> **YOUR GOAL**
Keep only the lines of the listing that include the word "with", and copy them.

╭─ EXERCISE INPUTS

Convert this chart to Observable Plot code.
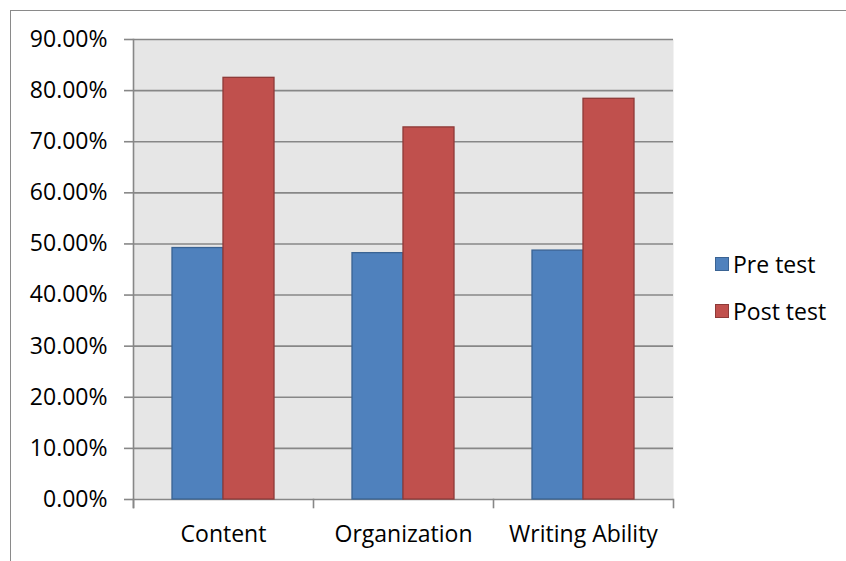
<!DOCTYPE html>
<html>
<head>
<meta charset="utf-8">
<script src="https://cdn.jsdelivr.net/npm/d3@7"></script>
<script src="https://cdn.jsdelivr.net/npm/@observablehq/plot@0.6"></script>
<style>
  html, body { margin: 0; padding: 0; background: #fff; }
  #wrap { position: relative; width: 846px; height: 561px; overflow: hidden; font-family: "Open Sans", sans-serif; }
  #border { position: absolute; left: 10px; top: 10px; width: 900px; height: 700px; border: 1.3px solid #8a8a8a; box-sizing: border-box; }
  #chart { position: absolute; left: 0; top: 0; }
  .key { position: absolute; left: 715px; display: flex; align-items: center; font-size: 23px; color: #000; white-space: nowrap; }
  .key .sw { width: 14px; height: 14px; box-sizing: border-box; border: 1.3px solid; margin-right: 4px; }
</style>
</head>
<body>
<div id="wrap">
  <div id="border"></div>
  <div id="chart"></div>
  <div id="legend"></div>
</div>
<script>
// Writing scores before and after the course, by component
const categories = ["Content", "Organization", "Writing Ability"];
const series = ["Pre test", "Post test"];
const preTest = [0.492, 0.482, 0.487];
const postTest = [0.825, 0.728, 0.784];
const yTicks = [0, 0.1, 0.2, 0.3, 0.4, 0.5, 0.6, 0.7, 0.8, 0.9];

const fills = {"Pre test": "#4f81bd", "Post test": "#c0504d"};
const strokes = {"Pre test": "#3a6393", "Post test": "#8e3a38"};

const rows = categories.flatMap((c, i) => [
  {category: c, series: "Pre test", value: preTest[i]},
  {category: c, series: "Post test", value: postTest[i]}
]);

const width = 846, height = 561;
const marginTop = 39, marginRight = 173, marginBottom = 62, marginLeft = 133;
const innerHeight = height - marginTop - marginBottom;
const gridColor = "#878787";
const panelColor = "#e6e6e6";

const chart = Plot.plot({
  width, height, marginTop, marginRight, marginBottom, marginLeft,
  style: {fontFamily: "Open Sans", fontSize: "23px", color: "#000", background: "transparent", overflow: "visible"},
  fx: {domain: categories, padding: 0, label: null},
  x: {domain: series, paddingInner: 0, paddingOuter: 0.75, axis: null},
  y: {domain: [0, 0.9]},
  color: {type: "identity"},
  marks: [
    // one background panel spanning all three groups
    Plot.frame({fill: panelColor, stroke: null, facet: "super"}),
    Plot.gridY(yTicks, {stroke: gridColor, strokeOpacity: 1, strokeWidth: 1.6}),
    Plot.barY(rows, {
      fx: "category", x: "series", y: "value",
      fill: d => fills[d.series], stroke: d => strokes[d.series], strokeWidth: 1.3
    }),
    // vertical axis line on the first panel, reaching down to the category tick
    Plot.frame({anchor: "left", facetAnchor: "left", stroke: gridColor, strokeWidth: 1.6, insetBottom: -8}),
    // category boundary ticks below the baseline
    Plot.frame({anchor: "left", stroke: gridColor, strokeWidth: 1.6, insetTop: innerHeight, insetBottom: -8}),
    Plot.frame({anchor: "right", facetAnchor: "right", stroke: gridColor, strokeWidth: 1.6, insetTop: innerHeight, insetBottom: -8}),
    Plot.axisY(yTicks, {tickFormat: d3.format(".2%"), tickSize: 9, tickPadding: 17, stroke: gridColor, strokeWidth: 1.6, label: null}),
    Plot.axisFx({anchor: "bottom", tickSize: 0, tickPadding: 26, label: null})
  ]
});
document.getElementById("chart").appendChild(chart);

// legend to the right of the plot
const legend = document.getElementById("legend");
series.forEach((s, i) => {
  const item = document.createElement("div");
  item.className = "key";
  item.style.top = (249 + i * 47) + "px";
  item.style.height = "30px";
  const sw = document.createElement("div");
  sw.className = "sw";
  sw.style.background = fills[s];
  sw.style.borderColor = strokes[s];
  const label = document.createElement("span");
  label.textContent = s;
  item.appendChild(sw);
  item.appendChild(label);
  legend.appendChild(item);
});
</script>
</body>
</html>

╰─
╭─ EXERCISE INPUTS

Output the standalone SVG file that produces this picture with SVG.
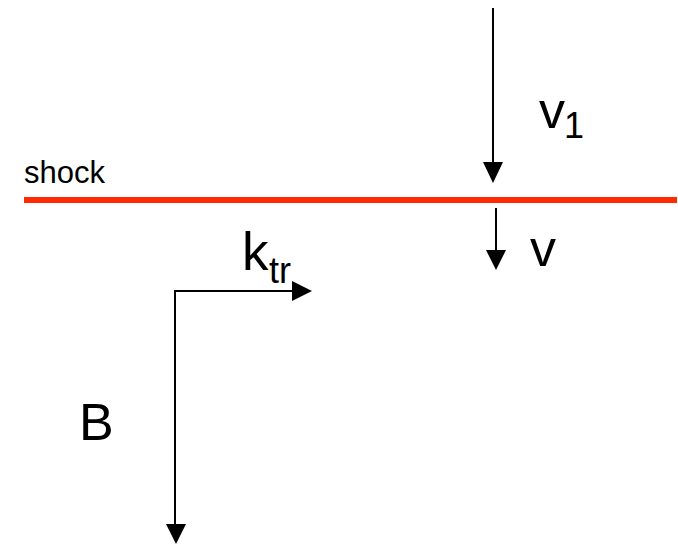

╰─
╭─ EXERCISE INPUTS

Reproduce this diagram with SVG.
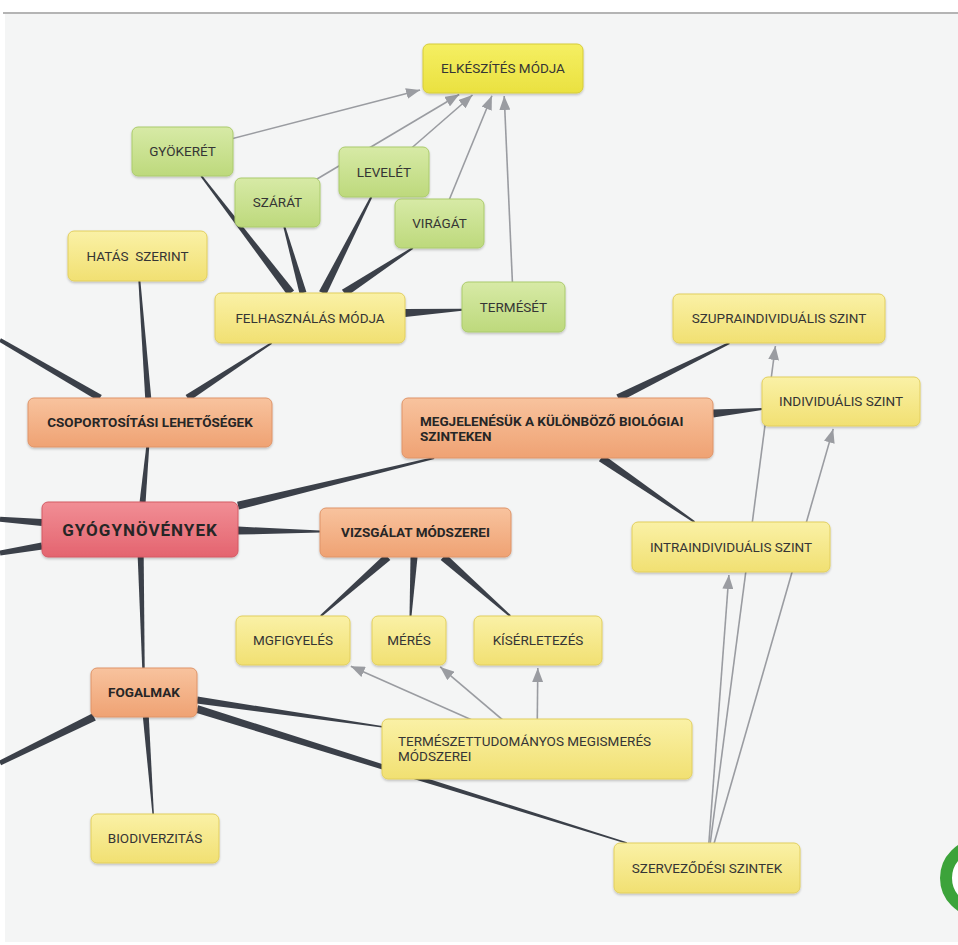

╰─

> **FINAL ANSWER**
Output the standalone SVG file that produces this picture with SVG.
Reproduce this diagram with SVG.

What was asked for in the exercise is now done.